Wall Street drops as bargain-hunting loses steam

Published 01/20/2022, 07:50 AM
Updated 01/20/2022, 08:26 PM
© Reuters. FILE PHOTO: The Nasdaq logo is displayed at the Nasdaq Market site in Times Square in New York City, U.S., December 3, 2021. REUTERS/Jeenah Moon/File Photo

By Lewis Krauskopf, Bansari Mayur Kamdar and Shreyashi Sanyal

(Reuters) - Wall Street's main indexes ended sharply lower on Thursday and a rally in U.S. stocks evaporated late in the session as investors considered whether equities were bargains after a sell-off to start the year that has seen the Nasdaq fall into correction territory.

Major U.S. indexes had been gaining solidly for much of the day, following a steep drop to start the week.

The Nasdaq on Wednesday closed more that 10% below its November all-time high, confirming it was in a correction. The tech-heavy index has now fallen nearly 12% from its record high and on Thursday closed at its lowest level since June.

“There seems to be a whole lack of conviction," said Randy Frederick, vice president of trading and derivatives for Charles Schwab (NYSE:SCHW). "The dip-buyers step in, but then they run out of momentum.”

The Dow Jones Industrial Average fell 313.26 points, or 0.89%, to 34,715.39, the S&P 500 lost 50.03 points, or 1.10%, to 4,482.73 and the Nasdaq Composite dropped 186.24 points, or 1.3%, to 14,154.02.

Of 11 major S&P 500 sectors, 10 finished lower, with the consumer discretionary sector falling 1.9%. Utilities eked out a 0.1% gain.

Putting a further damper on growth stocks, shares of Peloton Interactive (NASDAQ:PTON) tumbled nearly 24% after CNBC reported that the exercise bike maker is pausing production of its connected fitness products as demand wanes and the company looks to control costs. Peloton was one of the mainstays of the stay-at-home trade in 2020.

After the bell, shares of Netflix (NASDAQ:NFLX) dropped sharply after the company fell short of Wall Street forecasts for new subscribers at the end of last year and offered a weaker-than-expected forecast for early 2022.

Stocks have gotten off to a rocky start in 2022, as a fast rise in Treasury yields amid concerns the Federal Reserve will become aggressive in controlling inflation has particularly hit tech and growth shares. The benchmark S&P 500 is down nearly 6% so far this year.

"I just think we're in for a kind of rocky period here for the month of January," said Peter Tuz, president of Chase Investment Counsel in Charlottesville, Virginia. "Valuations are high, rates are going up, the outlook is murky -- there's more to worry about now than there was several months ago."

Investors are also turning to fourth-quarter earnings reports as they start to roll in.

Shares of Travelers (NYSE:TRV) Cos rose 3.2% after the property and casualty insurer reported a record quarterly profit.

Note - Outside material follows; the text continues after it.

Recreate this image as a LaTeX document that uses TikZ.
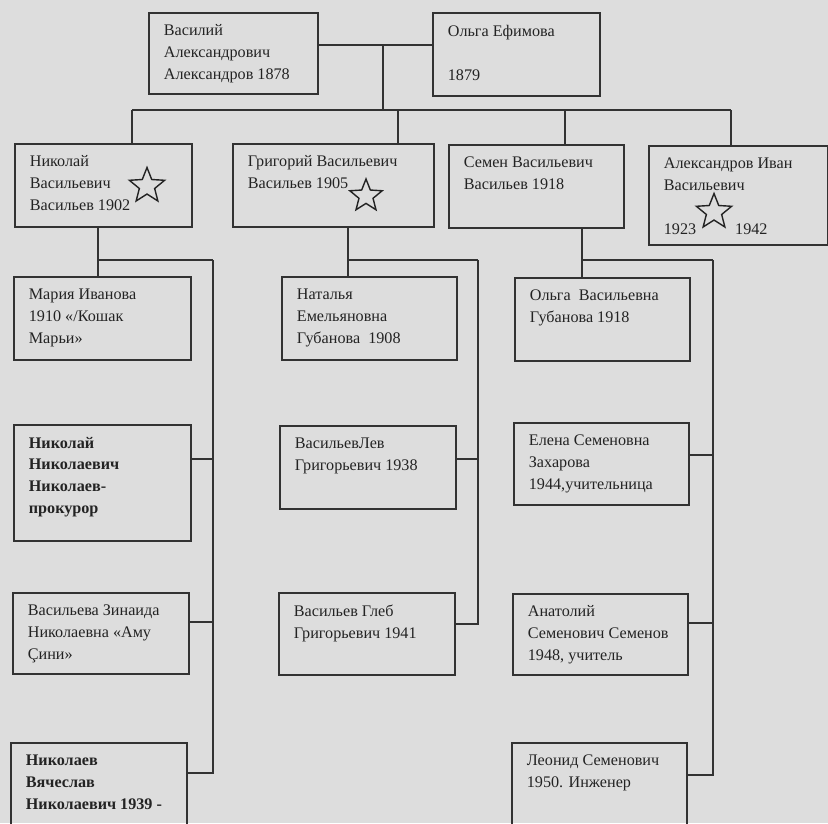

Baker Hughes shares climbed 1.6% after the company reported an adjusted quarterly profit and topped analysts' earnings expectations as higher energy prices fuel demand for its equipment and services.

Data on Thursday showed the number of Americans filing new claims for unemployment benefits unexpectedly rose last week, likely as a winter wave of COVID-19 infections disrupted business activity.

The NYSE Tick index, which measures stocks making an uptick and subtracts stocks making a downtick, plunged to a low of -2,007 late in the session. That was the sixth lowest intraday tick in history using Refinitiv data back to early 1989.

Declining issues outnumbered advancing ones on the NYSE by a 2.75-to-1 ratio; on Nasdaq, a 2.39-to-1 ratio favored decliners.

The S&P 500 posted 12 new 52-week highs and eight new lows; the Nasdaq Composite recorded 18 new highs and 545 new lows.

About 11.9 billion shares changed hands in U.S. exchanges, compared with the 10.1 billion daily average over the last 20 sessions.